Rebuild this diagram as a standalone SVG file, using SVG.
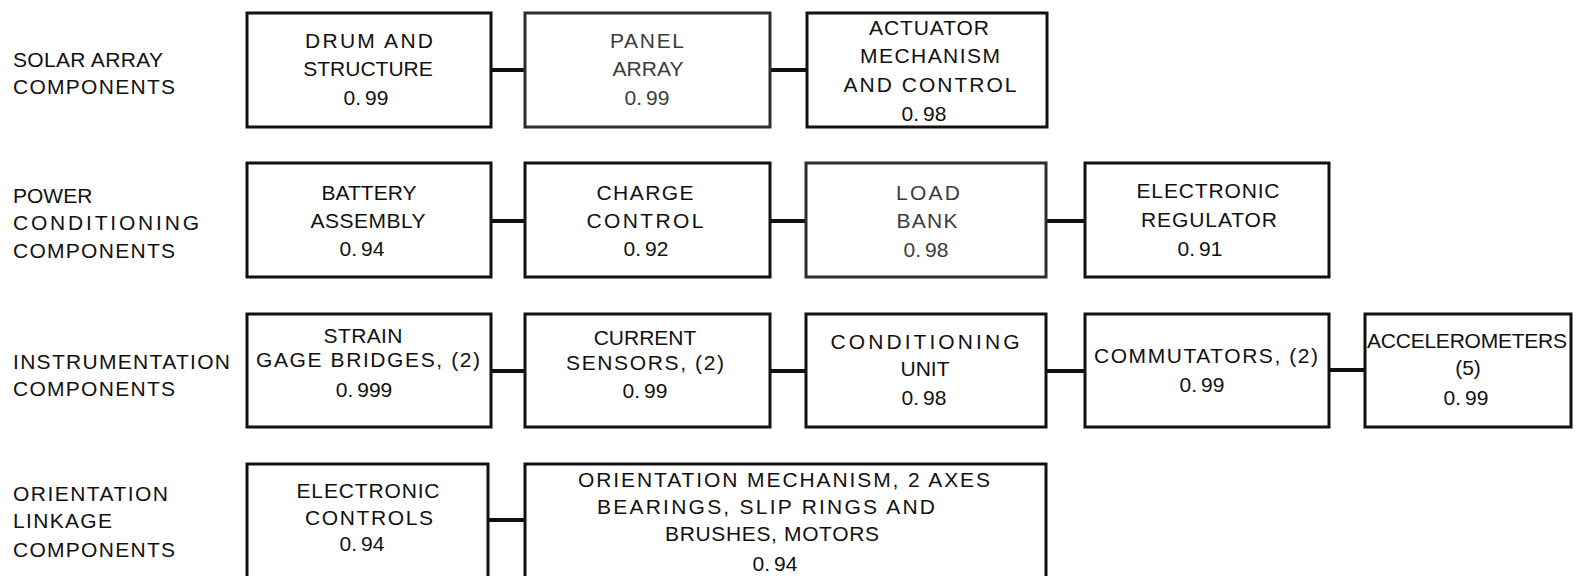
<svg xmlns="http://www.w3.org/2000/svg" width="1582" height="576" viewBox="0 0 1582 576">
<style>
  text { font-family: "Liberation Sans", Arial, sans-serif; font-size: 21px; fill: #111; }
  .c { text-anchor: middle; }
  .box { fill: #fff; stroke: #111; stroke-width: 3; }
  .open { fill: none; stroke: #111; stroke-width: 3; }
  .faint .box { stroke: #2e2e2e; }
  .faint text { fill: #3c3c3c; }
  .conn line { stroke: #111; stroke-width: 4; }
</style>
<rect width="1582" height="576" fill="#fff"/>

<g id="row-labels">
  <text x="13" y="67" textLength="150" lengthAdjust="spacing">SOLAR ARRAY</text>
  <text x="13" y="94" textLength="162" lengthAdjust="spacing">COMPONENTS</text>
  <text x="13" y="203">POWER</text>
  <text x="13" y="230" textLength="186" lengthAdjust="spacing">CONDITIONING</text>
  <text x="13" y="258" textLength="162" lengthAdjust="spacing">COMPONENTS</text>
  <text x="13" y="369" textLength="217" lengthAdjust="spacing">INSTRUMENTATION</text>
  <text x="13" y="396" textLength="162" lengthAdjust="spacing">COMPONENTS</text>
  <text x="13" y="501" textLength="155" lengthAdjust="spacing">ORIENTATION</text>
  <text x="13" y="528" textLength="99" lengthAdjust="spacing">LINKAGE</text>
  <text x="13" y="557" textLength="162" lengthAdjust="spacing">COMPONENTS</text>
</g>

<g id="connectors" class="conn">
  <line x1="491" y1="70" x2="525" y2="70"/>
  <line x1="770" y1="70" x2="807" y2="70"/>
  <line x1="491" y1="221" x2="525" y2="221"/>
  <line x1="770" y1="221" x2="806" y2="221"/>
  <line x1="1046" y1="221" x2="1085" y2="221"/>
  <line x1="491" y1="371" x2="525" y2="371"/>
  <line x1="770" y1="371" x2="806" y2="371"/>
  <line x1="1046" y1="371" x2="1085" y2="371"/>
  <line x1="1329" y1="370" x2="1365" y2="370"/>
  <line x1="488" y1="520" x2="525" y2="520"/>
</g>

<g id="drum-and-structure">
  <rect class="box" x="247" y="13" width="244" height="114"/>
  <text class="c" x="369" y="48" textLength="128" lengthAdjust="spacing">DRUM AND</text>
  <text class="c" x="368" y="76">STRUCTURE</text>
  <text class="c" x="366" y="105">0.<tspan dx="4">99</tspan></text>
</g>

<g id="panel-array" class="faint">
  <rect class="box" x="525" y="13" width="245" height="114"/>
  <text class="c" x="647" y="48" textLength="74" lengthAdjust="spacing">PANEL</text>
  <text class="c" x="648" y="76">ARRAY</text>
  <text class="c" x="647" y="105">0.<tspan dx="4">99</tspan></text>
</g>

<g id="actuator-mechanism">
  <rect class="box" x="807" y="13" width="240" height="114"/>
  <text class="c" x="929" y="35" textLength="120" lengthAdjust="spacing">ACTUATOR</text>
  <text class="c" x="930" y="63" textLength="140" lengthAdjust="spacing">MECHANISM</text>
  <text class="c" x="930" y="92" textLength="173" lengthAdjust="spacing">AND CONTROL</text>
  <text class="c" x="924" y="121">0.<tspan dx="4">98</tspan></text>
</g>

<g id="battery-assembly">
  <rect class="box" x="247" y="163" width="244" height="114"/>
  <text class="c" x="369" y="200">BATTERY</text>
  <text class="c" x="368" y="228" textLength="115" lengthAdjust="spacing">ASSEMBLY</text>
  <text class="c" x="362" y="256">0.<tspan dx="4">94</tspan></text>
</g>

<g id="charge-control">
  <rect class="box" x="525" y="163" width="245" height="114"/>
  <text class="c" x="645" y="200" textLength="97" lengthAdjust="spacing">CHARGE</text>
  <text class="c" x="645" y="228" textLength="117" lengthAdjust="spacing">CONTROL</text>
  <text class="c" x="646" y="256">0.<tspan dx="4">92</tspan></text>
</g>

<g id="load-bank" class="faint">
  <rect class="box" x="806" y="163" width="240" height="114"/>
  <text class="c" x="928" y="200" textLength="64" lengthAdjust="spacing">LOAD</text>
  <text class="c" x="927" y="228" textLength="61" lengthAdjust="spacing">BANK</text>
  <text class="c" x="926" y="257">0.<tspan dx="4">98</tspan></text>
</g>

<g id="electronic-regulator">
  <rect class="box" x="1085" y="163" width="244" height="114"/>
  <text class="c" x="1208" y="198" textLength="143" lengthAdjust="spacing">ELECTRONIC</text>
  <text class="c" x="1209" y="227" textLength="136" lengthAdjust="spacing">REGULATOR</text>
  <text class="c" x="1200" y="256">0.<tspan dx="4">91</tspan></text>
</g>

<g id="strain-gage-bridges">
  <rect class="box" x="247" y="314" width="244" height="113"/>
  <text class="c" x="363" y="343" textLength="79" lengthAdjust="spacing">STRAIN</text>
  <text class="c" x="368" y="367" textLength="224" lengthAdjust="spacing">GAGE BRIDGES, (2)</text>
  <text class="c" x="364" y="397">0.<tspan dx="4">999</tspan></text>
</g>

<g id="current-sensors">
  <rect class="box" x="525" y="314" width="245" height="113"/>
  <text class="c" x="645" y="345">CURRENT</text>
  <text class="c" x="645" y="370" textLength="158" lengthAdjust="spacing">SENSORS, (2)</text>
  <text class="c" x="645" y="398">0.<tspan dx="4">99</tspan></text>
</g>

<g id="conditioning-unit">
  <rect class="box" x="806" y="314" width="240" height="113"/>
  <text class="c" x="925" y="349" textLength="189" lengthAdjust="spacing">CONDITIONING</text>
  <text class="c" x="925" y="376">UNIT</text>
  <text class="c" x="924" y="405">0.<tspan dx="4">98</tspan></text>
</g>

<g id="commutators">
  <rect class="box" x="1085" y="314" width="244" height="113"/>
  <text class="c" x="1206" y="363" textLength="224" lengthAdjust="spacing">COMMUTATORS, (2)</text>
  <text class="c" x="1202" y="392">0.<tspan dx="4">99</tspan></text>
</g>

<g id="accelerometers">
  <rect class="box" x="1365" y="314" width="206" height="113"/>
  <text class="c" x="1467" y="348" textLength="200" lengthAdjust="spacing">ACCELEROMETERS</text>
  <text class="c" x="1468" y="375">(5)</text>
  <text class="c" x="1466" y="405">0.<tspan dx="4">99</tspan></text>
</g>

<g id="electronic-controls">
  <path class="open" d="M247,576 V464 H488 V576"/>
  <text class="c" x="368" y="498" textLength="143" lengthAdjust="spacing">ELECTRONIC</text>
  <text class="c" x="369" y="525" textLength="128" lengthAdjust="spacing">CONTROLS</text>
  <text class="c" x="362" y="551">0.<tspan dx="4">94</tspan></text>
</g>

<g id="orientation-mechanism">
  <path class="open" d="M525,576 V464 H1046 V576"/>
  <text class="c" x="784" y="487" textLength="412" lengthAdjust="spacing">ORIENTATION MECHANISM, 2 AXES</text>
  <text class="c" x="766" y="514" textLength="338" lengthAdjust="spacing">BEARINGS, SLIP RINGS AND</text>
  <text class="c" x="772" y="541" textLength="214" lengthAdjust="spacing">BRUSHES, MOTORS</text>
  <text class="c" x="775" y="571">0.<tspan dx="4">94</tspan></text>
</g>
</svg>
┄┄┄┄┄┄┄┄┄┄┄┄┄┄┄┄┄┄┄┄
Give the material again exactly as it is, but keep the pictures out.

Rebuild this diagram as a standalone SVG file, using SVG.
<svg xmlns="http://www.w3.org/2000/svg" width="1582" height="576" viewBox="0 0 1582 576">
<style>
  text { font-family: "Liberation Sans", Arial, sans-serif; font-size: 21px; fill: #111; }
  .c { text-anchor: middle; }
  .box { fill: #fff; stroke: #111; stroke-width: 3; }
  .open { fill: none; stroke: #111; stroke-width: 3; }
  .faint .box { stroke: #2e2e2e; }
  .faint text { fill: #3c3c3c; }
  .conn line { stroke: #111; stroke-width: 4; }
</style>
<rect width="1582" height="576" fill="#fff"/>

<g id="row-labels">
  <text x="13" y="67" textLength="150" lengthAdjust="spacing">SOLAR ARRAY</text>
  <text x="13" y="94" textLength="162" lengthAdjust="spacing">COMPONENTS</text>
  <text x="13" y="203">POWER</text>
  <text x="13" y="230" textLength="186" lengthAdjust="spacing">CONDITIONING</text>
  <text x="13" y="258" textLength="162" lengthAdjust="spacing">COMPONENTS</text>
  <text x="13" y="369" textLength="217" lengthAdjust="spacing">INSTRUMENTATION</text>
  <text x="13" y="396" textLength="162" lengthAdjust="spacing">COMPONENTS</text>
  <text x="13" y="501" textLength="155" lengthAdjust="spacing">ORIENTATION</text>
  <text x="13" y="528" textLength="99" lengthAdjust="spacing">LINKAGE</text>
  <text x="13" y="557" textLength="162" lengthAdjust="spacing">COMPONENTS</text>
</g>

<g id="connectors" class="conn">
  <line x1="491" y1="70" x2="525" y2="70"/>
  <line x1="770" y1="70" x2="807" y2="70"/>
  <line x1="491" y1="221" x2="525" y2="221"/>
  <line x1="770" y1="221" x2="806" y2="221"/>
  <line x1="1046" y1="221" x2="1085" y2="221"/>
  <line x1="491" y1="371" x2="525" y2="371"/>
  <line x1="770" y1="371" x2="806" y2="371"/>
  <line x1="1046" y1="371" x2="1085" y2="371"/>
  <line x1="1329" y1="370" x2="1365" y2="370"/>
  <line x1="488" y1="520" x2="525" y2="520"/>
</g>

<g id="drum-and-structure">
  <rect class="box" x="247" y="13" width="244" height="114"/>
  <text class="c" x="369" y="48" textLength="128" lengthAdjust="spacing">DRUM AND</text>
  <text class="c" x="368" y="76">STRUCTURE</text>
  <text class="c" x="366" y="105">0.<tspan dx="4">99</tspan></text>
</g>

<g id="panel-array" class="faint">
  <rect class="box" x="525" y="13" width="245" height="114"/>
  <text class="c" x="647" y="48" textLength="74" lengthAdjust="spacing">PANEL</text>
  <text class="c" x="648" y="76">ARRAY</text>
  <text class="c" x="647" y="105">0.<tspan dx="4">99</tspan></text>
</g>

<g id="actuator-mechanism">
  <rect class="box" x="807" y="13" width="240" height="114"/>
  <text class="c" x="929" y="35" textLength="120" lengthAdjust="spacing">ACTUATOR</text>
  <text class="c" x="930" y="63" textLength="140" lengthAdjust="spacing">MECHANISM</text>
  <text class="c" x="930" y="92" textLength="173" lengthAdjust="spacing">AND CONTROL</text>
  <text class="c" x="924" y="121">0.<tspan dx="4">98</tspan></text>
</g>

<g id="battery-assembly">
  <rect class="box" x="247" y="163" width="244" height="114"/>
  <text class="c" x="369" y="200">BATTERY</text>
  <text class="c" x="368" y="228" textLength="115" lengthAdjust="spacing">ASSEMBLY</text>
  <text class="c" x="362" y="256">0.<tspan dx="4">94</tspan></text>
</g>

<g id="charge-control">
  <rect class="box" x="525" y="163" width="245" height="114"/>
  <text class="c" x="645" y="200" textLength="97" lengthAdjust="spacing">CHARGE</text>
  <text class="c" x="645" y="228" textLength="117" lengthAdjust="spacing">CONTROL</text>
  <text class="c" x="646" y="256">0.<tspan dx="4">92</tspan></text>
</g>

<g id="load-bank" class="faint">
  <rect class="box" x="806" y="163" width="240" height="114"/>
  <text class="c" x="928" y="200" textLength="64" lengthAdjust="spacing">LOAD</text>
  <text class="c" x="927" y="228" textLength="61" lengthAdjust="spacing">BANK</text>
  <text class="c" x="926" y="257">0.<tspan dx="4">98</tspan></text>
</g>

<g id="electronic-regulator">
  <rect class="box" x="1085" y="163" width="244" height="114"/>
  <text class="c" x="1208" y="198" textLength="143" lengthAdjust="spacing">ELECTRONIC</text>
  <text class="c" x="1209" y="227" textLength="136" lengthAdjust="spacing">REGULATOR</text>
  <text class="c" x="1200" y="256">0.<tspan dx="4">91</tspan></text>
</g>

<g id="strain-gage-bridges">
  <rect class="box" x="247" y="314" width="244" height="113"/>
  <text class="c" x="363" y="343" textLength="79" lengthAdjust="spacing">STRAIN</text>
  <text class="c" x="368" y="367" textLength="224" lengthAdjust="spacing">GAGE BRIDGES, (2)</text>
  <text class="c" x="364" y="397">0.<tspan dx="4">999</tspan></text>
</g>

<g id="current-sensors">
  <rect class="box" x="525" y="314" width="245" height="113"/>
  <text class="c" x="645" y="345">CURRENT</text>
  <text class="c" x="645" y="370" textLength="158" lengthAdjust="spacing">SENSORS, (2)</text>
  <text class="c" x="645" y="398">0.<tspan dx="4">99</tspan></text>
</g>

<g id="conditioning-unit">
  <rect class="box" x="806" y="314" width="240" height="113"/>
  <text class="c" x="925" y="349" textLength="189" lengthAdjust="spacing">CONDITIONING</text>
  <text class="c" x="925" y="376">UNIT</text>
  <text class="c" x="924" y="405">0.<tspan dx="4">98</tspan></text>
</g>

<g id="commutators">
  <rect class="box" x="1085" y="314" width="244" height="113"/>
  <text class="c" x="1206" y="363" textLength="224" lengthAdjust="spacing">COMMUTATORS, (2)</text>
  <text class="c" x="1202" y="392">0.<tspan dx="4">99</tspan></text>
</g>

<g id="accelerometers">
  <rect class="box" x="1365" y="314" width="206" height="113"/>
  <text class="c" x="1467" y="348" textLength="200" lengthAdjust="spacing">ACCELEROMETERS</text>
  <text class="c" x="1468" y="375">(5)</text>
  <text class="c" x="1466" y="405">0.<tspan dx="4">99</tspan></text>
</g>

<g id="electronic-controls">
  <path class="open" d="M247,576 V464 H488 V576"/>
  <text class="c" x="368" y="498" textLength="143" lengthAdjust="spacing">ELECTRONIC</text>
  <text class="c" x="369" y="525" textLength="128" lengthAdjust="spacing">CONTROLS</text>
  <text class="c" x="362" y="551">0.<tspan dx="4">94</tspan></text>
</g>

<g id="orientation-mechanism">
  <path class="open" d="M525,576 V464 H1046 V576"/>
  <text class="c" x="784" y="487" textLength="412" lengthAdjust="spacing">ORIENTATION MECHANISM, 2 AXES</text>
  <text class="c" x="766" y="514" textLength="338" lengthAdjust="spacing">BEARINGS, SLIP RINGS AND</text>
  <text class="c" x="772" y="541" textLength="214" lengthAdjust="spacing">BRUSHES, MOTORS</text>
  <text class="c" x="775" y="571">0.<tspan dx="4">94</tspan></text>
</g>
</svg>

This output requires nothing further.